December 23, 2020

Como me sinto pertecendo ao Brasil

Cada dia que passa acho que o Machado de Assis é uma referência não apenas enquanto ilustre carioca, mas também como forma de receber certas tecnologias coloniais do romanesco. É uma coisa que gostaria de pensar mais, mas como ele desloca o romance para outros fins é brilhante.

Eu acho que a maneira como me sinto europeu” é à maneira machadiana. Uma espécie de suspeita com aquilo que não te pertence e não foi feito pra ti mas que também não se pode fazer sem pois é o material que se tem (visto que o resto ou foi apagado ou também lhe é mais externo).

Claro, isso é algo que diz respeito a mim (à minha experiência na colônia), a como eu me navego ainda mais que de fato me sinto tão distante de certas tradições que existem no Brasil como das tradições européias.

Acho fundamental novos debates que acontecem aqui, inúmeras discussões e tradiçôes que tem se fortalecido aos poucos na medida em que ganham mais espaço e mais discursividade (= na medida em que se falam mais), mas também acho que seria falso de minha parte me atrelar a elas.

Sempre lembro como na minha defesa de dissertação (sobre perspectivismo nietzschiano e ameríndio) uma das pessoas da banca sugeriu que eu fizesse a minha tese a partir apenas de pensadores indígenas. É engraçado, não tenho nada contra isso, mas no meu caso vi que seria estranho.

(Bem cômico como se ignorou que na minha dissertação não procurava mostrar como um perspectivismo era melhor que o outro, mas que se complementavam a partir de problemas diferentes — mas na prática a dissertação é uma merda como quase todas as dissertações)

Não é também questão de qualquer lugar de fala que estava ali, mas simplesmente uma sensação de que aquilo não me contemplava. Claro, acho que uma tese histórica ou qualquer coisa do tipo, uma análise de um outro (que pode ser Espinosa ou Kopenawa) é absolutamente válido.

O que me deixou meio cabreira é que naquela hora, se a ideia era tentar entender e situar certos problemas que eram relevantes para mim, eu senti (embora se elaborou com o tempo) que assim como os europeus eram outros (e por isso suspeitava), acho que também eram os ameríndios.

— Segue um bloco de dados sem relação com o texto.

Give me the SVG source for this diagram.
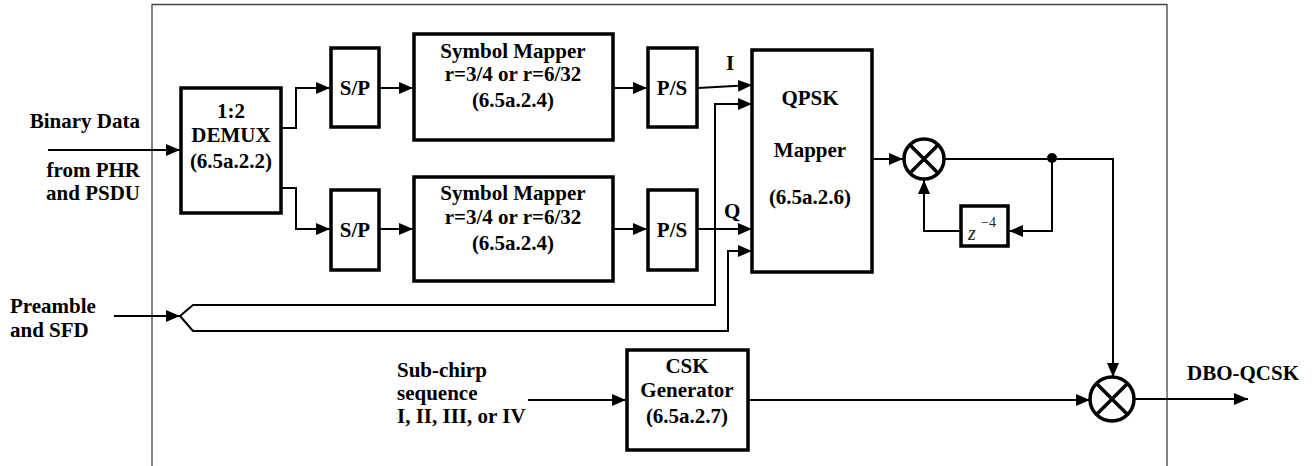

Não fazia o menor sentido eu me atrelar nesses pensamentos com o mesmo modus operandi que se lidava com o pensamento europeu (era um pouco o que estava sendo sugerido involuntariamente) pois continuaria com um pensamento bastante des-situado, fora de lugar de um jeito ruim.

E claro que acho que pra várias pessoas a sugestão poderia ser acolhida e faria sentido. Mas pra mim a coisa caiu de modo vazio, como se Kopenawa e Espinosa fossem igualmente distantes de mim. E é aí que sinto que o Machado entra. Me parece uma figura mais próxima do meu local.

Me pergunto o que teria sido da minha tese se eu tivesse me tocado” do quanto o modo de proceder Machadiano é o que eu procurava. Ao mesmo tempo acho que os fracassos” da minha tese foram o que me levaram a retomar o Machado (enquanto ethos/pathos) como modelo explícito.